When deploying these components on DigitalOcean:

Droplet Sizing: Choose appropriate droplet sizes for your Elasticsearch cluster nodes based on RAM and CPU requirements. Monitoring components (Prometheus, Grafana, Exporters) can often run on smaller droplets, but ensure they have sufficient network throughput.
Firewalls: Utilize DigitalOcean Cloud Firewalls to restrict access to your Elasticsearch cluster (port 9200, 9300) and monitoring endpoints (e.g., 9114, 9115, 3000) only from trusted IP ranges (e.g., your office VPN, monitoring servers).

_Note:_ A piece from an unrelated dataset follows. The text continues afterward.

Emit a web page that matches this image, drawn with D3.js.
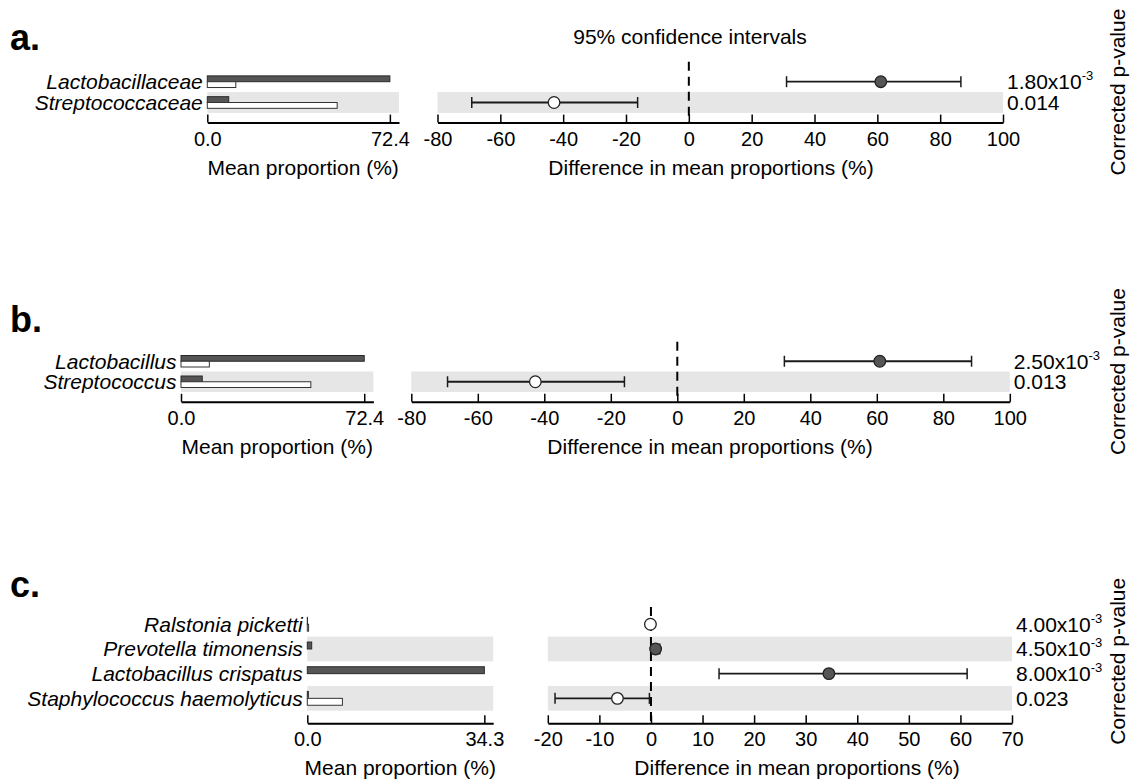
<!DOCTYPE html>
<html><head><meta charset="utf-8">
<script src="https://cdn.jsdelivr.net/npm/d3@7"></script>
<style>
body{margin:0;background:#fff;}
svg{display:block;font-family:"Liberation Sans",Arial,Helvetica,sans-serif;}
</style>
</head><body>
<svg id="chart" width="1135" height="783"></svg>
<script>
// ---------------- DATA ----------------
const featuresA = ["Lactobacillaceae", "Streptococcaceae"];
const group1A = [72.4, 8.5];      // dark bars
const group2A = [11.3, 51.5];     // white bars
const diffA = [61.1, -42.9];
const ciLowA = [31.1, -69.1];
const ciHighA = [86.6, -16.3];
const pMainA = ["1.80x10", "0.014"];
const pExpA = ["-3", ""];
const propMaxA = 72.4;
const diffTicksA = [-80, -60, -40, -20, 0, 20, 40, 60, 80, 100];

const featuresB = ["Lactobacillus", "Streptococcus"];
const group1B = [72.4, 8.4];
const group2B = [11.2, 51.3];
const diffB = [60.9, -42.7];
const ciLowB = [32.2, -69.1];
const ciHighB = [88.5, -15.9];
const pMainB = ["2.50x10", "0.013"];
const pExpB = ["-3", ""];
const propMaxB = 72.4;
const diffTicksB = [-80, -60, -40, -20, 0, 20, 40, 60, 80, 100];

const featuresC = ["Ralstonia picketti", "Prevotella timonensis", "Lactobacillus crispatus", "Staphylococcus haemolyticus"];
const group1C = [0.03, 0.85, 34.3, 0.2];
const group2C = [0.25, 0, 0, 6.8];
const diffC = [-0.1, 0.9, 34.5, -6.5];
const ciLowC = [-0.3, 0.2, 13.2, -18.6];
const ciHighC = [0.1, 1.7, 61.3, -0.3];
const pMainC = ["4.00x10", "4.50x10", "8.00x10", "0.023"];
const pExpC = ["-3", "-3", "-3", ""];
const propMaxC = 34.3;
const diffTicksC = [-20, -10, 0, 10, 20, 30, 40, 50, 60, 70];

const panelLetters = ["a.", "b.", "c."];
const ciTitle = "95% confidence intervals";
const leftAxisTitle = "Mean proportion (%)";
const rightAxisTitle = "Difference in mean proportions (%)";
const pAxisTitle = "Corrected p-value";

// ---------------- LAYOUT ----------------
const layouts = [
  {letterY: 50, x0: 207.3, x1: 399, rx0: 437.5, rx1: 1003, rowTop: 71.3, rowStep: 20.8, axisY: 122.6, dashTop: 61.7, diffTitleX: 711, showTitle: true},
  {letterY: 331.7, x0: 181, x1: 373.4, rx0: 411.3, rx1: 1009.8, rowTop: 351, rowStep: 20.5, axisY: 401.8, dashTop: 341.7, diffTitleX: 710, showTitle: false},
  {letterY: 596.7, x0: 307.3, x1: 493.2, rx0: 547.8, rx1: 1012, rowTop: 611.9, rowStep: 24.7, axisY: 723.3, dashTop: 607, diffTitleX: 797, showTitle: false}
];

const panels = [
  {features: featuresA, g1: group1A, g2: group2A, diff: diffA, lo: ciLowA, hi: ciHighA, pMain: pMainA, pExp: pExpA, propMax: propMaxA, ticks: diffTicksA},
  {features: featuresB, g1: group1B, g2: group2B, diff: diffB, lo: ciLowB, hi: ciHighB, pMain: pMainB, pExp: pExpB, propMax: propMaxB, ticks: diffTicksB},
  {features: featuresC, g1: group1C, g2: group2C, diff: diffC, lo: ciLowC, hi: ciHighC, pMain: pMainC, pExp: pExpC, propMax: propMaxC, ticks: diffTicksC}
];

const BAND = "#e6e6e6", DARK = "#555555", INK = "#1a1a1a";

const svg = d3.select("#chart");

panels.forEach((d, pi) => {
  const L = layouts[pi];
  const g = svg.append("g");
  const n = d.features.length;

  const y = d3.scaleBand().domain(d.features).range([L.rowTop, L.rowTop + n * L.rowStep]);
  const xL = d3.scaleLinear().domain([0, d.propMax * 1.05]).range([L.x0, L.x1]);
  const xR = d3.scaleLinear().domain([d.ticks[0], d.ticks[d.ticks.length - 1]]).range([L.rx0, L.rx1]);
  const cy = f => y(f) + y.bandwidth() / 2;
  const bh = y.step() * 0.28;

  // panel letter
  g.append("text").attr("x", 10).attr("y", L.letterY)
    .attr("font-size", 36).attr("font-weight", "bold").attr("fill", "#000")
    .text(panelLetters[pi]);

  // alternating bands
  d.features.forEach((f, i) => {
    if (i % 2 === 1) {
      g.append("rect").attr("x", L.x0).attr("y", y(f)).attr("width", L.x1 - L.x0).attr("height", y.bandwidth()).attr("fill", BAND);
      g.append("rect").attr("x", L.rx0).attr("y", y(f)).attr("width", L.rx1 - L.rx0).attr("height", y.bandwidth()).attr("fill", BAND);
    }
  });

  // bars
  d.features.forEach((f, i) => {
    const c = cy(f);
    if (d.g1[i] > 0) {
      g.append("rect").attr("x", xL(0)).attr("y", c - bh).attr("width", xL(d.g1[i]) - xL(0)).attr("height", bh)
        .attr("fill", DARK).attr("stroke", "#2a2a2a").attr("stroke-width", 1);
    }
    if (d.g2[i] > 0) {
      g.append("rect").attr("x", xL(0)).attr("y", c).attr("width", xL(d.g2[i]) - xL(0)).attr("height", bh)
        .attr("fill", "#fff").attr("stroke", "#333").attr("stroke-width", 1);
    }
    g.append("text").attr("x", L.x0 - 4.5).attr("y", c + 7.5)
      .attr("text-anchor", "end").attr("font-size", 21).attr("font-style", "italic").attr("fill", "#000")
      .text(f);
  });

  // left axis
  const axL = d3.axisBottom(xL).tickValues([0, d.propMax]).tickFormat(d3.format(".1f"))
    .tickSizeInner(-8).tickSizeOuter(0).tickPadding(8.8);
  const gL = g.append("g").attr("transform", `translate(0,${L.axisY})`).call(axL);

  // right axis
  const axR = d3.axisBottom(xR).tickValues(d.ticks).tickFormat(v => String(v))
    .tickSizeInner(-8).tickSizeOuter(0).tickPadding(8.8);
  const gR = g.append("g").attr("transform", `translate(0,${L.axisY})`).call(axR);

  [gL, gR].forEach(ax => {
    ax.select(".domain").attr("stroke", "#000").attr("stroke-width", 2);
    ax.selectAll(".tick line").attr("stroke", "#000").attr("stroke-width", 1.5);
    ax.selectAll(".tick text").attr("font-size", 20).attr("fill", "#000")
      .attr("font-family", "'Liberation Sans',Arial,sans-serif");
  });

  // dashed zero line
  g.append("line").attr("x1", xR(0)).attr("x2", xR(0)).attr("y1", L.dashTop).attr("y2", L.axisY)
    .attr("stroke", "#000").attr("stroke-width", 2).attr("stroke-dasharray", "9,6");

  // confidence intervals
  d.features.forEach((f, i) => {
    const c = cy(f);
    g.append("line").attr("x1", xR(d.lo[i])).attr("x2", xR(d.hi[i])).attr("y1", c).attr("y2", c)
      .attr("stroke", INK).attr("stroke-width", 1.8);
    [d.lo[i], d.hi[i]].forEach(v => {
      g.append("line").attr("x1", xR(v)).attr("x2", xR(v)).attr("y1", c - 5.5).attr("y2", c + 5.5)
        .attr("stroke", INK).attr("stroke-width", 1.5);
    });
    g.append("circle").attr("cx", xR(d.diff[i])).attr("cy", c).attr("r", 5.8)
      .attr("fill", d.diff[i] > 0 ? DARK : "#fff").attr("stroke", "#222").attr("stroke-width", 1.3);

    // p-value
    const t = g.append("text").attr("x", L.rx1 + 4).attr("y", c + 7.5).attr("font-size", 21).attr("fill", "#000");
    t.append("tspan").text(d.pMain[i]);
    if (d.pExp[i]) t.append("tspan").attr("font-size", 13).attr("dy", -9).text(d.pExp[i]);
  });

  // axis titles
  g.append("text").attr("x", (L.x0 + L.x1) / 2).attr("y", L.axisY + 52).attr("text-anchor", "middle")
    .attr("font-size", 21).attr("fill", "#000").text(leftAxisTitle);
  g.append("text").attr("x", L.diffTitleX).attr("y", L.axisY + 52).attr("text-anchor", "middle")
    .attr("font-size", 21).attr("fill", "#000").text(rightAxisTitle);

  // rotated p-value title
  const midY = L.rowTop + n * L.rowStep / 2;
  g.append("text").attr("transform", `translate(1125,${midY}) rotate(-90)`).attr("text-anchor", "middle")
    .attr("font-size", 21).attr("fill", "#000").text(pAxisTitle);

  if (L.showTitle) {
    g.append("text").attr("x", 690).attr("y", 44).attr("text-anchor", "middle")
      .attr("font-size", 21).attr("fill", "#000").text(ciTitle);
  }
});
</script>
</body></html>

Managed Databases: If using DigitalOcean’s Managed Databases for other services, integrate their monitoring and alerting features as well.
Load Balancers: For highly available C++ applications, place them behind a DigitalOcean Load Balancer. Configure health checks on the load balancer itself, but still maintain the internal HTTP health endpoint for Prometheus/Blackbox probing.
Snapshots: Regularly configure and test Elasticsearch snapshot backups to DigitalOcean Spaces (S3-compatible object storage) for disaster recovery.

By combining in-application health checks, dedicated exporters, robust scraping and visualization tools, and intelligent alerting, you can maintain a highly available and performant C++ application and Elasticsearch cluster on DigitalOcean.